Cook the beans: Rinse the beans, place in a saucepan, and add cold water to cover by 2 inches. Bring to a boil, cover, and remove from the heat. Let stand for about 20 minutes, then drain.
Return the beans to the saucepan along with the prosciutto, onion, celery, carrot, garlic, and bay leaf. Pour in the chicken stock and then add water as needed to cover the beans by 2 inches. Slowly bring to a simmer over medium-low heat. (If you heat them too fast, the skins may break.) Adjust the heat to maintain a bare simmer and cook, uncovered, until the beans are almost tender, 20 minutes or longer, depending on the age of the beans. Add salt, to taste, and continue cooking until the beans are tender but not mushy, about 20 minutes longer. Remove from the heat and let the beans cool in the liquid.
Meanwhile, make the bruschetta: Preheat a stove-top grill pan. Place the bread slices in a single layer on the grill pan and toast until each side is crisp and has grill marks, about 6 minutes. (You can also toast the bread in a 500 degrees F oven on a baking sheet.) Remove from the pan and lightly brush the bread slices on both sides with olive oil, then season lightly with salt. Let cool.

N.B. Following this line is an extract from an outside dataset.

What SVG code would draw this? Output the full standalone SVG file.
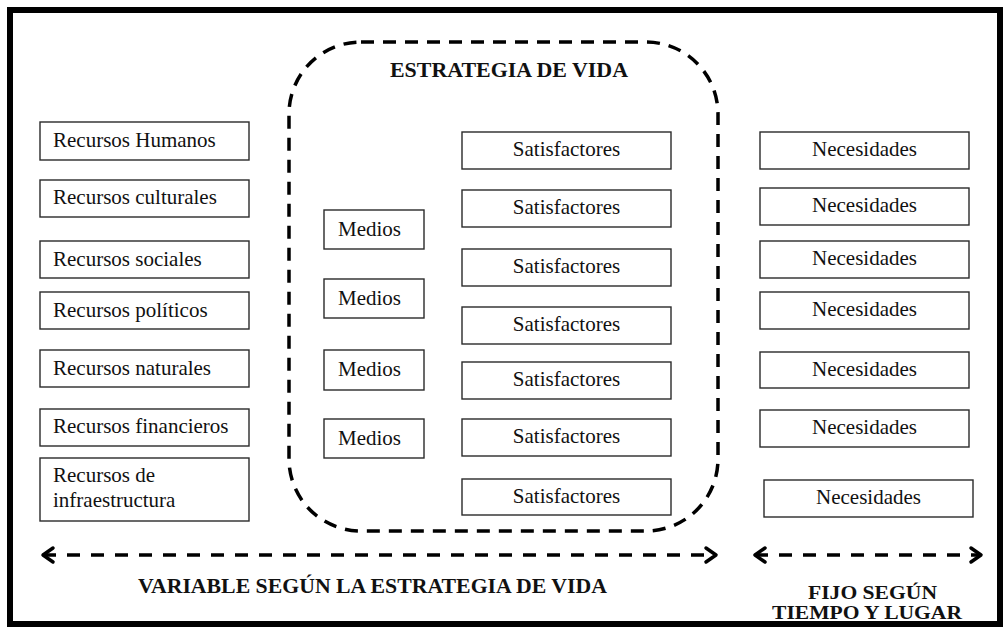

Strain the cooled beans and other solids through a sieve, reserving the liquid. In a food processor, puree the beans and solids in batches with 3 1/2 cups of the cooking liquid and 2 tablespoons olive oil. Using a rubber spatula, push the solids through a fine mesh sieve into a clean large saucepan (you should have about 6 cups of soup in the saucepan). Season, to taste, with salt and pepper, then bring to a simmer over medium heat, stirring occasionally.
Meanwhile, in a small skillet over high heat, warm the 1/4 cup olive oil. Turn on the fan above your stove. Add the garlic to the skillet and cook, stirring occasionally, until it begins to turn brown. Add the red pepper flakes and cook for a few seconds, then add the basil. Cook until basil wilts.
To serve, ladle the hot soup into warmed bowls. Top the soup with the basil mixture. Serve bruschetta with each bowl, adding Parmesan, if desired.